Wednesday, October 31, 2007

Reading Common Sense Nowadays


Which proud American never heard about a political pamphlet called Common Sense, by Thomas Paine? Without a doubt, this book that I read two months ago certainly has the same importance than the Declaration of Independence in American History. Obviously, Thomas Paine's objective, in 1776, was to promote the independence of the 13 British colonies of North America, eulogize republicanism and logically, decry monarchy. However, two of his wishes were just dreams.


Obviously, we can say straightforwardly that Paine plunges us into many topics in order to have a wide readership, but above all, to convince Americans why it's worth being an independent country. Obviously, he says eloquently that as an independent country, the 13 British colonies can have control over their economy and also their military. In the first place, it wasn't difficult for him to prove that taxation should only be done if it is approved by people who are elected by citizens...

To decry monarchy, Paine upholds that the Bible forbids it. Indeed, when Jews wanted to have a king, Samuel, their leader, was apparently told by God that it won't be tolerated. What is so ludicrous is when Paine says that in Catholic countries, reading the Bible is not encouraged as opposed to Protestant countries. Hence, the Catholics' so-called unconditional support to monarchy, in his own words. Still, how come such a largely Protestant country like Great Britain is still a monarchy?

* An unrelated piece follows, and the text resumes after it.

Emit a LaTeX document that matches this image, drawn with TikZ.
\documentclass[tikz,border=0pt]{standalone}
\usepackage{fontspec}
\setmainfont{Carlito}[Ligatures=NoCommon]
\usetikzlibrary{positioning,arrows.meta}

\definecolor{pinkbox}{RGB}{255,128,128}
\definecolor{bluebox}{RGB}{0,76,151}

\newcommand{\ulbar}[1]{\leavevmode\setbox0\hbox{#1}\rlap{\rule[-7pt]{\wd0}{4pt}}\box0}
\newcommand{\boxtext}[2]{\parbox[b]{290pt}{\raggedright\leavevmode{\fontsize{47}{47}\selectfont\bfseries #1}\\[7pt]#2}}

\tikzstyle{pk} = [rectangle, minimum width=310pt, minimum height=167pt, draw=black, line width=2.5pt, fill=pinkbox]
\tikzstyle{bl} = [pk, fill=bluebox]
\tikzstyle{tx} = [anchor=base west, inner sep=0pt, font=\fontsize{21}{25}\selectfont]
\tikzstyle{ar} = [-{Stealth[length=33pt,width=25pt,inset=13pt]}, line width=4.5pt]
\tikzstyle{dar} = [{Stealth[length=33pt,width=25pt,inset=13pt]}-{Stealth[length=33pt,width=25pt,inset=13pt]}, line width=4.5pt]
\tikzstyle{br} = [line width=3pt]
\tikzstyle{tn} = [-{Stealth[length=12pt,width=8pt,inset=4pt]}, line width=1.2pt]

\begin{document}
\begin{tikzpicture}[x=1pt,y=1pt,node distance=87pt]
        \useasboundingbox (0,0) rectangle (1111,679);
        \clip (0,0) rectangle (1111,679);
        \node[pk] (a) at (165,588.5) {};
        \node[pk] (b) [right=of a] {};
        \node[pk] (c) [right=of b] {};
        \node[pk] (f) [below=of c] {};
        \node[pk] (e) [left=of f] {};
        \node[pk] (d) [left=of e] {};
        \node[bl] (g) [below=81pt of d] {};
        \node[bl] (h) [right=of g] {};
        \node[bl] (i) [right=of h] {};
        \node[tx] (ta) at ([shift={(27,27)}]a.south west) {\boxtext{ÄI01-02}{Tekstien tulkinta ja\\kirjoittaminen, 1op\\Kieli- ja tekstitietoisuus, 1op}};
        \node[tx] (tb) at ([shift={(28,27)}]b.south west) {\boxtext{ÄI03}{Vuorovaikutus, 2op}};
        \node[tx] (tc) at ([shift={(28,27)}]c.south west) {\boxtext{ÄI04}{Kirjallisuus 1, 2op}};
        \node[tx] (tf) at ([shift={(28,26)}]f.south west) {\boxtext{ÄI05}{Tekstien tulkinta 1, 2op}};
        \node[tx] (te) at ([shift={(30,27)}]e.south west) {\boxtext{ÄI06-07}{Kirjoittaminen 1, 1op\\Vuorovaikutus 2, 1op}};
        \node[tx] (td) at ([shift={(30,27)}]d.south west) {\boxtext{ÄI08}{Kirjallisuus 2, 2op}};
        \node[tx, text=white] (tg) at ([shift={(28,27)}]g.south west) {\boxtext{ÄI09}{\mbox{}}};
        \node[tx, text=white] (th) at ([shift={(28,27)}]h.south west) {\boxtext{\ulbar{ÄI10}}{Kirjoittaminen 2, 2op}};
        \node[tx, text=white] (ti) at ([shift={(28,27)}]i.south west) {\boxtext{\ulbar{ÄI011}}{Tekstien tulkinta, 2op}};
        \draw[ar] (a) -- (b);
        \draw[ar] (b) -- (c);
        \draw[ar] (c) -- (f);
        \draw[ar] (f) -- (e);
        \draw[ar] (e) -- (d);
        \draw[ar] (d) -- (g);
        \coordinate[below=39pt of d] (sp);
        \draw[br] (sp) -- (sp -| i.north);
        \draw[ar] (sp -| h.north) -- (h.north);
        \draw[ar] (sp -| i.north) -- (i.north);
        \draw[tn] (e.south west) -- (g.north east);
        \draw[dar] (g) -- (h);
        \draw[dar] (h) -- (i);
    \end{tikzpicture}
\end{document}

Despite being interesting, Paine's book suffers from many weakness. For instance, think about the part in which he advocates republicanism. Paine believes that republicanism is the only stable and viable form of government. In fact, he points out that Holland, in the 17th century, never had any problems, unlike monarchies.

Of course, no one can deny that monarchies led to many coups d'État, bloodsheds and violent schemes, according to him. While this is true, Thomas Paine's argumentation definitely suffers from a lack of examples. Thus, he certainly didn't have enough knowledge in History to point out the succession of many dynasties in China's history, the Wars of Roses or Mary Stuart's attempt to unseat her cousin Elizabeth 1rst, the queen of England, in 1567.

So, let's ask ourselves a question: if monarchy means instability, how on earth did Great Britain maintain its monarchy to up until now? Without a doubt, Common Sense presents a very one-sided political analysis.

Nonetheless, with the distance that we can take with the book, we can really wonder if Paine's vision about republicanism is true. We can't blame him for not living long enough to be acknowledged of what happened in many South American countries after they became independent. Obviously, I'm talking about coups d'État that were led by generals who desired power.

Finally, two of Paine's wishes were just dreams. For instance, at this very moment, not all countries are democratic. Secondly, as time went by, we saw that whether a country applies republicanism or monarchy, it is never protected against instability. Even though I believe that Canada should become a republic, I still admit that republicanism has never guarantee stability throughout History. Nonetheless, even though the book lacks depth, it still remains an important part of a jigsaw puzzle that allows us to understand the American Revolution because of Paine's discourse on universal human rights.